The other side of it is if you're watching as an Insider now, you will see well, behind me now is a photograph of Ronald Reagan, old Ronald Reagan, Ronald Reagan from the 1950s. And the reason why I have that picture is because the Ronald Reagan of the 1950s, he was a searcher. He was trying to find out, "Wait a minute, wait a minute, wait a minute, what is it I believe in? I think I've been lied to." He was a guy who was open in saying, wait a minute, and he was formulating his ideas. That's why I have that picture there behind me. Everywhere else in the studio, and if you come to Mercury, my company, the elevator doors open and what are you hit with? I mean, you start walking around this place and what are you hit with, Pat?
PAT: You're hit with Glenn, yes.
GLENN: There's a lot of pictures
PAT: It's almost like a shrine to you.
GLENN: It is. It's almost like a shrine to me. What's the difference between when you come off the elevator on my floor and you go into the West Wing?
PAT: You are marketing something. You. You are selling you.
GLENN: My name.
PAT: This is a business, it's a trademark.
GLENN: My name is trademarked.
GLENN: My name has the little, what is it, the R or the tm after. I saw that the first time and I'm like, what, we've registered, my name is a trademark? Yes.
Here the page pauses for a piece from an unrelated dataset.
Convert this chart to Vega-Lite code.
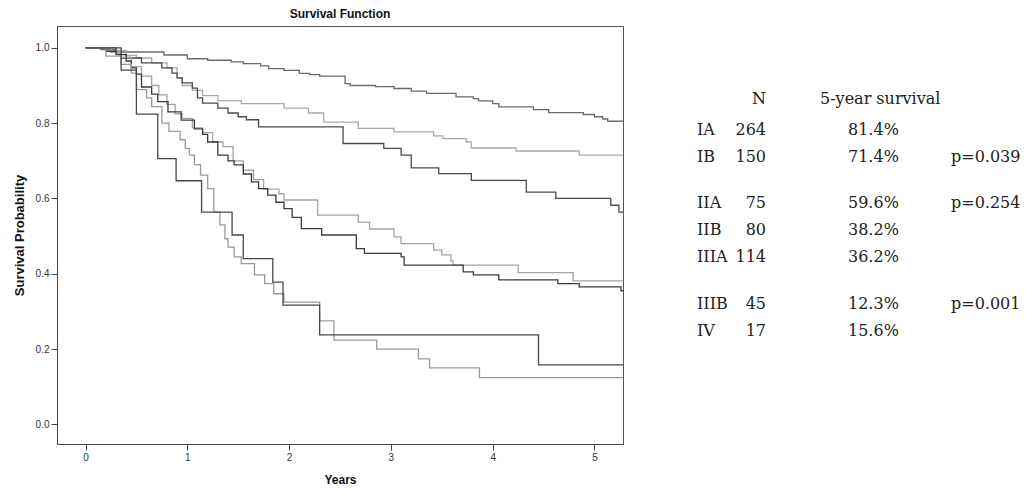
{
  "$schema": "https://vega.github.io/schema/vega-lite/v6.json",
  "padding": {"left": 0, "top": 7, "right": 0, "bottom": 0},
  "background": "white",
  "spacing": 18,
  "config": {"view": {"stroke": "#555", "strokeWidth": 1}, "font": "Liberation Sans"},
  "datasets": {
    "km": [
      {"stage":"IA","t":0,"s":1},{"stage":"IA","t":0.15,"s":0.995},{"stage":"IA","t":0.3,"s":0.989},{"stage":"IA","t":0.77,"s":0.981},{"stage":"IA","t":1.0,"s":0.971},{"stage":"IA","t":1.2,"s":0.967},{"stage":"IA","t":1.43,"s":0.963},{"stage":"IA","t":1.55,"s":0.958},{"stage":"IA","t":1.72,"s":0.952},{"stage":"IA","t":1.8,"s":0.945},{"stage":"IA","t":1.95,"s":0.94},{"stage":"IA","t":2.1,"s":0.932},{"stage":"IA","t":2.2,"s":0.929},{"stage":"IA","t":2.3,"s":0.925},{"stage":"IA","t":2.55,"s":0.905},{"stage":"IA","t":2.6,"s":0.9},{"stage":"IA","t":2.85,"s":0.897},{"stage":"IA","t":3.03,"s":0.892},{"stage":"IA","t":3.2,"s":0.885},{"stage":"IA","t":3.35,"s":0.879},{"stage":"IA","t":3.64,"s":0.87},{"stage":"IA","t":3.81,"s":0.865},{"stage":"IA","t":3.86,"s":0.859},{"stage":"IA","t":4.0,"s":0.852},{"stage":"IA","t":4.06,"s":0.843},{"stage":"IA","t":4.4,"s":0.836},{"stage":"IA","t":4.55,"s":0.828},{"stage":"IA","t":4.89,"s":0.823},{"stage":"IA","t":5.0,"s":0.817},{"stage":"IA","t":5.08,"s":0.811},{"stage":"IA","t":5.13,"s":0.805},{"stage":"IA","t":5.28,"s":0.805},
      {"stage":"IB","t":0,"s":1},{"stage":"IB","t":0.25,"s":0.993},{"stage":"IB","t":0.4,"s":0.98},{"stage":"IB","t":0.5,"s":0.973},{"stage":"IB","t":0.65,"s":0.96},{"stage":"IB","t":0.8,"s":0.947},{"stage":"IB","t":0.9,"s":0.92},{"stage":"IB","t":0.95,"s":0.9},{"stage":"IB","t":1.05,"s":0.887},{"stage":"IB","t":1.15,"s":0.873},{"stage":"IB","t":1.3,"s":0.86},{"stage":"IB","t":1.53,"s":0.852},{"stage":"IB","t":1.95,"s":0.84},{"stage":"IB","t":2.19,"s":0.827},{"stage":"IB","t":2.34,"s":0.803},{"stage":"IB","t":2.68,"s":0.786},{"stage":"IB","t":3.03,"s":0.777},{"stage":"IB","t":3.42,"s":0.766},{"stage":"IB","t":3.51,"s":0.759},{"stage":"IB","t":3.74,"s":0.75},{"stage":"IB","t":3.79,"s":0.734},{"stage":"IB","t":4.23,"s":0.726},{"stage":"IB","t":4.85,"s":0.715},{"stage":"IB","t":5.28,"s":0.715},
      {"stage":"IIA","t":0,"s":1},{"stage":"IIA","t":0.3,"s":0.987},{"stage":"IIA","t":0.35,"s":0.973},{"stage":"IIA","t":0.55,"s":0.96},{"stage":"IIA","t":0.75,"s":0.947},{"stage":"IIA","t":0.85,"s":0.933},{"stage":"IIA","t":0.9,"s":0.92},{"stage":"IIA","t":0.95,"s":0.907},{"stage":"IIA","t":1.05,"s":0.893},{"stage":"IIA","t":1.1,"s":0.867},{"stage":"IIA","t":1.15,"s":0.853},{"stage":"IIA","t":1.3,"s":0.84},{"stage":"IIA","t":1.4,"s":0.827},{"stage":"IIA","t":1.5,"s":0.817},{"stage":"IIA","t":1.58,"s":0.809},{"stage":"IIA","t":1.7,"s":0.79},{"stage":"IIA","t":2.53,"s":0.746},{"stage":"IIA","t":2.93,"s":0.733},{"stage":"IIA","t":3.1,"s":0.715},{"stage":"IIA","t":3.2,"s":0.681},{"stage":"IIA","t":3.47,"s":0.666},{"stage":"IIA","t":3.79,"s":0.648},{"stage":"IIA","t":4.33,"s":0.617},{"stage":"IIA","t":4.62,"s":0.6},{"stage":"IIA","t":5.16,"s":0.582},{"stage":"IIA","t":5.24,"s":0.564},{"stage":"IIA","t":5.28,"s":0.564},
      {"stage":"IIB","t":0,"s":1},{"stage":"IIB","t":0.25,"s":0.988},{"stage":"IIB","t":0.35,"s":0.975},{"stage":"IIB","t":0.45,"s":0.95},{"stage":"IIB","t":0.55,"s":0.925},{"stage":"IIB","t":0.65,"s":0.9},{"stage":"IIB","t":0.72,"s":0.875},{"stage":"IIB","t":0.8,"s":0.85},{"stage":"IIB","t":0.88,"s":0.825},{"stage":"IIB","t":0.95,"s":0.8125},{"stage":"IIB","t":1.05,"s":0.7875},{"stage":"IIB","t":1.15,"s":0.775},{"stage":"IIB","t":1.25,"s":0.75},{"stage":"IIB","t":1.35,"s":0.7375},{"stage":"IIB","t":1.45,"s":0.7},{"stage":"IIB","t":1.55,"s":0.675},{"stage":"IIB","t":1.65,"s":0.65},{"stage":"IIB","t":1.75,"s":0.625},{"stage":"IIB","t":1.9,"s":0.6125},{"stage":"IIB","t":1.95,"s":0.596},{"stage":"IIB","t":2.28,"s":0.556},{"stage":"IIB","t":2.68,"s":0.537},{"stage":"IIB","t":2.79,"s":0.519},{"stage":"IIB","t":3.03,"s":0.498},{"stage":"IIB","t":3.1,"s":0.48},{"stage":"IIB","t":3.42,"s":0.463},{"stage":"IIB","t":3.5,"s":0.45},{"stage":"IIB","t":3.59,"s":0.434},{"stage":"IIB","t":3.61,"s":0.423},{"stage":"IIB","t":4.25,"s":0.403},{"stage":"IIB","t":4.79,"s":0.381},{"stage":"IIB","t":5.28,"s":0.381},
      {"stage":"IIIA","t":0,"s":1},{"stage":"IIIA","t":0.2,"s":0.991},{"stage":"IIIA","t":0.3,"s":0.982},{"stage":"IIIA","t":0.4,"s":0.965},{"stage":"IIIA","t":0.45,"s":0.947},{"stage":"IIIA","t":0.5,"s":0.93},{"stage":"IIIA","t":0.55,"s":0.896},{"stage":"IIIA","t":0.65,"s":0.877},{"stage":"IIIA","t":0.71,"s":0.857},{"stage":"IIIA","t":0.81,"s":0.83},{"stage":"IIIA","t":0.94,"s":0.808},{"stage":"IIIA","t":1.07,"s":0.785},{"stage":"IIIA","t":1.15,"s":0.77},{"stage":"IIIA","t":1.2,"s":0.75},{"stage":"IIIA","t":1.3,"s":0.715},{"stage":"IIIA","t":1.4,"s":0.7},{"stage":"IIIA","t":1.46,"s":0.689},{"stage":"IIIA","t":1.55,"s":0.665},{"stage":"IIIA","t":1.63,"s":0.644},{"stage":"IIIA","t":1.7,"s":0.626},{"stage":"IIIA","t":1.79,"s":0.609},{"stage":"IIIA","t":1.87,"s":0.59},{"stage":"IIIA","t":1.95,"s":0.573},{"stage":"IIIA","t":2.03,"s":0.55},{"stage":"IIIA","t":2.12,"s":0.52},{"stage":"IIIA","t":2.32,"s":0.503},{"stage":"IIIA","t":2.66,"s":0.467},{"stage":"IIIA","t":2.74,"s":0.454},{"stage":"IIIA","t":3.1,"s":0.445},{"stage":"IIIA","t":3.13,"s":0.423},{"stage":"IIIA","t":3.71,"s":0.405},{"stage":"IIIA","t":3.81,"s":0.397},{"stage":"IIIA","t":4.06,"s":0.384},{"stage":"IIIA","t":4.64,"s":0.374},{"stage":"IIIA","t":4.85,"s":0.365},{"stage":"IIIA","t":5.26,"s":0.355},{"stage":"IIIA","t":5.28,"s":0.355},
      {"stage":"IIIB","t":0,"s":1},{"stage":"IIIB","t":0.2,"s":0.978},{"stage":"IIIB","t":0.35,"s":0.956},{"stage":"IIIB","t":0.45,"s":0.933},{"stage":"IIIB","t":0.5,"s":0.889},{"stage":"IIIB","t":0.6,"s":0.867},{"stage":"IIIB","t":0.65,"s":0.844},{"stage":"IIIB","t":0.75,"s":0.8},{"stage":"IIIB","t":0.82,"s":0.778},{"stage":"IIIB","t":0.93,"s":0.756},{"stage":"IIIB","t":0.98,"s":0.733},{"stage":"IIIB","t":1.02,"s":0.715},{"stage":"IIIB","t":1.07,"s":0.69},{"stage":"IIIB","t":1.13,"s":0.662},{"stage":"IIIB","t":1.2,"s":0.626},{"stage":"IIIB","t":1.26,"s":0.564},{"stage":"IIIB","t":1.32,"s":0.53},{"stage":"IIIB","t":1.37,"s":0.493},{"stage":"IIIB","t":1.4,"s":0.471},{"stage":"IIIB","t":1.46,"s":0.445},{"stage":"IIIB","t":1.53,"s":0.427},{"stage":"IIIB","t":1.66,"s":0.397},{"stage":"IIIB","t":1.76,"s":0.374},{"stage":"IIIB","t":1.85,"s":0.347},{"stage":"IIIB","t":1.95,"s":0.325},{"stage":"IIIB","t":2.3,"s":0.275},{"stage":"IIIB","t":2.44,"s":0.224},{"stage":"IIIB","t":2.86,"s":0.2},{"stage":"IIIB","t":3.27,"s":0.174},{"stage":"IIIB","t":3.38,"s":0.15},{"stage":"IIIB","t":3.87,"s":0.124},{"stage":"IIIB","t":5.28,"s":0.124},
      {"stage":"IV","t":0,"s":1},{"stage":"IV","t":0.35,"s":0.941},{"stage":"IV","t":0.5,"s":0.824},{"stage":"IV","t":0.71,"s":0.706},{"stage":"IV","t":0.89,"s":0.647},{"stage":"IV","t":1.14,"s":0.564},{"stage":"IV","t":1.44,"s":0.503},{"stage":"IV","t":1.55,"s":0.44},{"stage":"IV","t":1.84,"s":0.378},{"stage":"IV","t":1.94,"s":0.317},{"stage":"IV","t":2.3,"s":0.238},{"stage":"IV","t":4.45,"s":0.158},{"stage":"IV","t":5.28,"s":0.158}
    ],
    "table": [
      {"line":0,"col":1,"text":"N"},{"line":0,"col":2,"text":"5-year survival"},
      {"line":1,"col":0,"text":"IA"},{"line":1,"col":1,"text":"264"},{"line":1,"col":3,"text":"81.4%"},
      {"line":2,"col":0,"text":"IB"},{"line":2,"col":1,"text":"150"},{"line":2,"col":3,"text":"71.4%"},{"line":2,"col":4,"text":"p=0.039"},
      {"line":4,"col":0,"text":"IIA"},{"line":4,"col":1,"text":"75"},{"line":4,"col":3,"text":"59.6%"},{"line":4,"col":4,"text":"p=0.254"},
      {"line":5,"col":0,"text":"IIB"},{"line":5,"col":1,"text":"80"},{"line":5,"col":3,"text":"38.2%"},
      {"line":6,"col":0,"text":"IIIA"},{"line":6,"col":1,"text":"114"},{"line":6,"col":3,"text":"36.2%"},
      {"line":8,"col":0,"text":"IIIB"},{"line":8,"col":1,"text":"45"},{"line":8,"col":3,"text":"12.3%"},{"line":8,"col":4,"text":"p=0.001"},
      {"line":9,"col":0,"text":"IV"},{"line":9,"col":1,"text":"17"},{"line":9,"col":3,"text":"15.6%"}
    ]
  },
  "hconcat": [
    {
      "width": 566,
      "height": 418,
      "title": {"text": "Survival Function", "fontSize": 12, "fontWeight": "bold", "font": "Liberation Sans", "color": "#111", "offset": 5, "anchor": "middle"},
      "data": {"name": "km"},
      "mark": {"type": "line", "interpolate": "step-after", "strokeWidth": 1.3},
      "encoding": {
        "x": {
          "field": "t", "type": "quantitative",
          "scale": {"domain": [-0.28, 5.28], "nice": false, "zero": false},
          "axis": {"title": "Years", "values": [0, 1, 2, 3, 4, 5], "format": "d", "grid": false,
                   "labelFontSize": 10, "labelColor": "#333", "labelPadding": 2, "tickSize": 6, "tickColor": "#444",
                   "domainColor": "#444", "titleFontSize": 12, "titleFontWeight": "bold", "titleColor": "#111", "titlePadding": 12}
        },
        "y": {
          "field": "s", "type": "quantitative",
          "scale": {"domain": [-0.052, 1.058], "nice": false, "zero": false},
          "axis": {"title": "Survival Probability", "values": [0, 0.2, 0.4, 0.6, 0.8, 1.0], "format": ".1f", "grid": false,
                   "labelFontSize": 10, "labelColor": "#333", "labelPadding": 2, "tickSize": 6, "tickColor": "#444",
                   "domainColor": "#444", "titleFontSize": 13, "titleFontWeight": "bold", "titleColor": "#111",
                   "titleX": -38, "titleY": 209, "titleBaseline": "middle", "minExtent": 56, "maxExtent": 56}
        },
        "color": {
          "field": "stage", "type": "nominal",
          "scale": {"domain": ["IA", "IB", "IIA", "IIB", "IIIA", "IIIB", "IV"],
                    "range": ["#6a6a6a", "#a9a9a9", "#4a4a4a", "#a4a4a4", "#3a3a3a", "#9a9a9a", "#484848"]},
          "legend": null
        }
      }
    },
    {
      "width": 395,
      "height": 418,
      "view": {"stroke": null},
      "data": {"name": "table"},
      "encoding": {
        "x": {"field": "col", "type": "quantitative", "scale": {"domain": [0, 1, 2, 3, 4], "range": [52, 121, 175, 203, 306]}, "axis": null},
        "y": {"field": "line", "type": "quantitative", "scale": {"domain": [0, 1, 2, 4, 5, 6, 8, 9], "range": [73, 104, 131, 177, 204, 231, 278, 305]}, "axis": null},
        "text": {"field": "text", "type": "nominal"}
      },
      "layer": [
        {"transform": [{"filter": "datum.col == 0 || datum.col == 2 || datum.col == 3 || datum.col == 4"}],
         "mark": {"type": "text", "align": "left", "baseline": "middle", "font": "DejaVu Serif", "fontSize": 16, "color": "#222"}},
        {"transform": [{"filter": "datum.col == 1"}],
         "mark": {"type": "text", "align": "right", "baseline": "middle", "font": "DejaVu Serif", "fontSize": 16, "color": "#222"}}
      ]
    }
  ]
}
My name is a trademark. Barack Obama is not. The White House is not about him. He is a steward of the White House! He is a keeper of the flame. He's erasing the history, the great people that have walked through those hallways. If I were the president of the United States, I would have Abraham Lincoln, George Washington, I'd have every picture that would remind me of every heroic event that this country has ever been involved with, I would have everybody, pictures and paintings of everybody who sacrificed to remind me, A, it's not about me, and look at these people and what they were willing to do.
You are in a sacred place. That White House, you know, but I saw remember we talked about this the other day, Pat. You and I were in the office and we saw the picture of Barack Obama with the Resolute desk.
PAT: Yeah, and he's got his feet up on it.
GLENN: He has his feet up on the Resolute desk!
PAT: The disrespect.
GLENN: Oh, my gosh.
PAT: Doesn't care. He just doesn't seem to care.
GLENN: I mean, just the history of the Resolute desk. I would be, I would be afraid to put a cup on the Resolute desk. And the day that I wasn't afraid of putting a cup on the Resolute desk is the day I should leave office! He's sitting back, he's got his feet up on the Resolute desk and he's sit I mean, the guy doesn't understand stewardship. And he is surrounded by people that also idolize him to the point of being a little frightening. This guy is not the Messiah. He is a president. And there will be another president after him if you haven't done too much damage. And he will retain a space. There will be a painting of Barack Obama in the White House. They will probably have to find space for it because there's 300 photos of him now. They are probably going to have to only pick one. And maybe leave a little extra room for George Washington, Thomas Jefferson or Ben Franklin or James Madison or Thomas Paine or Alexander Hamilton. You know, I could go on for a while. There might be, there might be a few other pictures that you might want to have up in the White House.